Feel free to select a group that you already have a connection with if that group is still underserved. You might also target the same group for several summers until you consider them to no longer be underserved. Think of your outreach efforts as a way to start an ongoing and meaningful relationship with a group in the community.
Groups that have been identified as underserved by participating libraries include the following (please remember that this list is not exhaustive and that your own underserved communities may be different from those you see here):
- Boys (underrepresented in all data about summer reading, particularly teens)
- Children and teens from families with low socio-economic status
- Children from a particular homeless shelter
- Children from a specific school
- Teen mothers and fathers
- Children involved in a local summer day camp
- Non-English-speaking children and teens.
- Children of Non-English speakers
- Children from a domestic violence shelter
- Continuation schools
- LGBT teens
- Children with disabilities
- Juvenile detention centers
- Court-ordered volunteers
- Computer users in the library (who often do not engage with the book collection)
Deciding How Many People To Reach Out To
It is important to set realistic goals, especially if you are not used to reaching out with your summer program. We are not expecting most libraries to target large numbers at the start; in some cases, it might be as small as “five teen mothers” or “ten children from the homeless shelter.” Set your results as your benchmark data and aim to increase the number of participants from your target group each year. The important thing is that a relationship is started and then maintained. You might also want to decide for yourself what constitutes a successful outreach effort: e.g. 70% of the targeted group take part in summer programming.
Guidelines for Successful Outreach
Reaching out to an underserved group with your summer program means more than simply taking out summer reading flyers and inviting the group to come to the library, or taking out summer reading logs and signing people up for the program.
The key to successful outreach is doing something relevant to make it work. Here are some suggestions of ways to help you engage your targeted group with the library:
- To reach new populations with your summer program you may need to take the program to them, rather than requiring them to come to the library. You might develop a “summer reading in a box” complete with reading logs, incentives, and library materials, and take it to your targeted group.
- Tailor your marketing efforts to the needs of the group you are reaching out to. You may need to make personal contacts with social workers or recreation leaders; children and teens who have been reluctant library users in the past may need your personal encouragement to take part in the library’s summer program.
- When providing information about the library, tailor that information to the group you are providing it to so that they can clearly see how the library is relevant to them.
- If you are reaching out to a group that has a relationship with a community leader (e.g. recreation leaders), involve that leader in introducing the library to the group. The introduction will carry more weight when it is endorsed by someone who is trusted by the group.
- If you are targeting children, the key will always be to make connections with the adults who work and/or interact with them.
- Develop summer programs that are tailored specifically to the needs and desires of your targeted group. Make sure you offer new users a fun, memorable, and relevant experience that will make them want to come back!

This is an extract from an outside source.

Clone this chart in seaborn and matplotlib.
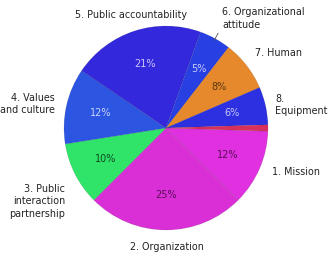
import matplotlib
matplotlib.use("Agg")
import matplotlib.pyplot as plt
import seaborn as sns
import numpy as np

sns.set_theme(style="white")
plt.rcParams['font.family'] = ['DejaVu Sans']

categories = ["1. Mission", "2. Organization", "3. Public\ninteraction\npartnership",
              "4. Values\nand culture", "5. Public accountability",
              "6. Organizational\nattitude", "7. Human", "8.\nEquipment", ""]
values = [12, 25, 10, 12, 21, 5, 8, 6, 1]
colors = ["#E030E0", "#DA2FD6", "#30E46A", "#2C56E2", "#3428DC",
          "#2840E2", "#E6892C", "#2C30E0", "#D8305C"]
pct_colors = ["#5A0E5A", "#5A0E5A", "#0E4A1E", "#C8D4FA", "#CCC6F8",
              "#C8CCF8", "#5A3410", "#C8C8F8", "#000000"]

palette = sns.color_palette(colors)

fig = plt.figure(figsize=(3.31, 2.59), dpi=100)
cx, cy, r = 166, 131, 102
W, H = 331, 259
ax = fig.add_axes([(cx - r) / W, (cy - r) / H, 2 * r / W, 2 * r / H])

wedges, texts, autotexts = ax.pie(
    values, labels=categories, colors=palette, startangle=-1.8,
    counterclock=False, labeldistance=1.13, pctdistance=0.66,
    autopct=lambda p: f"{p:.0f}%" if p >= 2 else "",
    wedgeprops=dict(linewidth=0.4, edgecolor=(0, 0, 0, 0.15)),
    textprops=dict(fontsize=6.9, color="#222222"))
ax.set_xlim(-1, 1)
ax.set_ylim(-1, 1)
ax.set_aspect("equal")

for t, c in zip(autotexts, pct_colors):
    t.set_color(c)
    t.set_fontsize(7)

# label placement (axes data units, radius = 1)
label_pos = [(1.04, -0.43, "left"), (0.01, -1.17, "center"),
             (-0.99, -0.72, "right"), (-1.09, 0.235, "right"),
             (-0.34, 1.11, "center"), (0.55, 1.07, "left"),
             (0.87, 0.735, "left"), (1.07, 0.225, "left")]
for t, (x, y, ha) in zip(texts, label_pos):
    t.set_position((x, y))
    t.set_ha(ha)
    t.set_va("center")
    t.set_linespacing(1.35)

# leader line for label 6
w = wedges[5]
mid = np.deg2rad((w.theta1 + w.theta2) / 2)
ax.plot([0.98 * np.cos(mid), 1.06 * np.cos(mid)],
        [0.98 * np.sin(mid), 1.06 * np.sin(mid)],
        color="#555555", lw=0.6, clip_on=False)

fig.savefig("out.png", dpi=100)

- You might develop a special library tour for your targeted group to show them how they can make the most of your resources and why they might want to start using the library. You could make the tour fun by organizing an event such as a scavenger hunt to help them find out about the library’s resources.
- If you are targeting an organized group (e.g. children from a particular homeless shelter or summer day camp) don’t forget to provide a library orientation for staff from those organizations so that they can advocate for the library with the children and make better use of the library’s resources.
- Offer special summer reading incentives tailored to the members of your targeted group, e.g., baby and children’s books for teen parents.
- Make the group feel part of the library: if you do an art project with a group outside the library, display the art in the library to encourage them and their families to visit and help them feel that they belong.
- To help engage different community groups with the library’s summer programming, invite them to participate in large library events such as a carnival or kick-off party. Such groups might include the Boys and Girls Club, Girl Scouts, Unity Council, Senior Centers, Blood Bank, Water Agency, Air Museum, Art Museum, baseball club, local radio station and newspaper. Each group could have its own area to decorate and provide activities and will be able to promote your program to their constituents.
- If the Parks Department, or other local organization, is also hosting programs in the summer, cross-promote your activities and offer prizes for attendance at one another’s programs.
- Find out what other programs or festivals are taking place in the community and how you can take part in them and promote summer reading to new audiences.
The Los Angeles Public Library takes its summer reading program out to community groups using Group Kits. Each kit includes: (a) one group game board; (b) one pack of stickers (25 sheets); (c) one sign-up sheet; (d) 30 dream tickets; and (e) a list of suggested activities that kids can complete to earn stars. Everything fits into a 9″ x 12″ manila envelope and each kit serves 25 kids. The instructions for group leaders are on the game board. Sometimes group leaders visit the library to pick up summer reading prizes, and sometimes the librarian takes prizes out to the group. Examples from the 2012 group kit are below. If you have questions, please contact Eva Mitnick.
Measuring Participation By Your Targeted Group
Because we are asking you to set a target number of members of a particular underserved target group who participate in your summer reading program, you will need to devise a method for counting the members of your group who sign up for summer reading that works for your library and for the particular group. Here are some ideas:
- Non-English speaking children or teens: count the number of surveys in Spanish (or other language) that are returned.
- Children from a particular school: add a line to the survey that asks children to identify their school.
- For smaller, more contained groups such as children from a homeless shelter, take the surveys to them at the end of the summer and code the surveys with a colored sticker.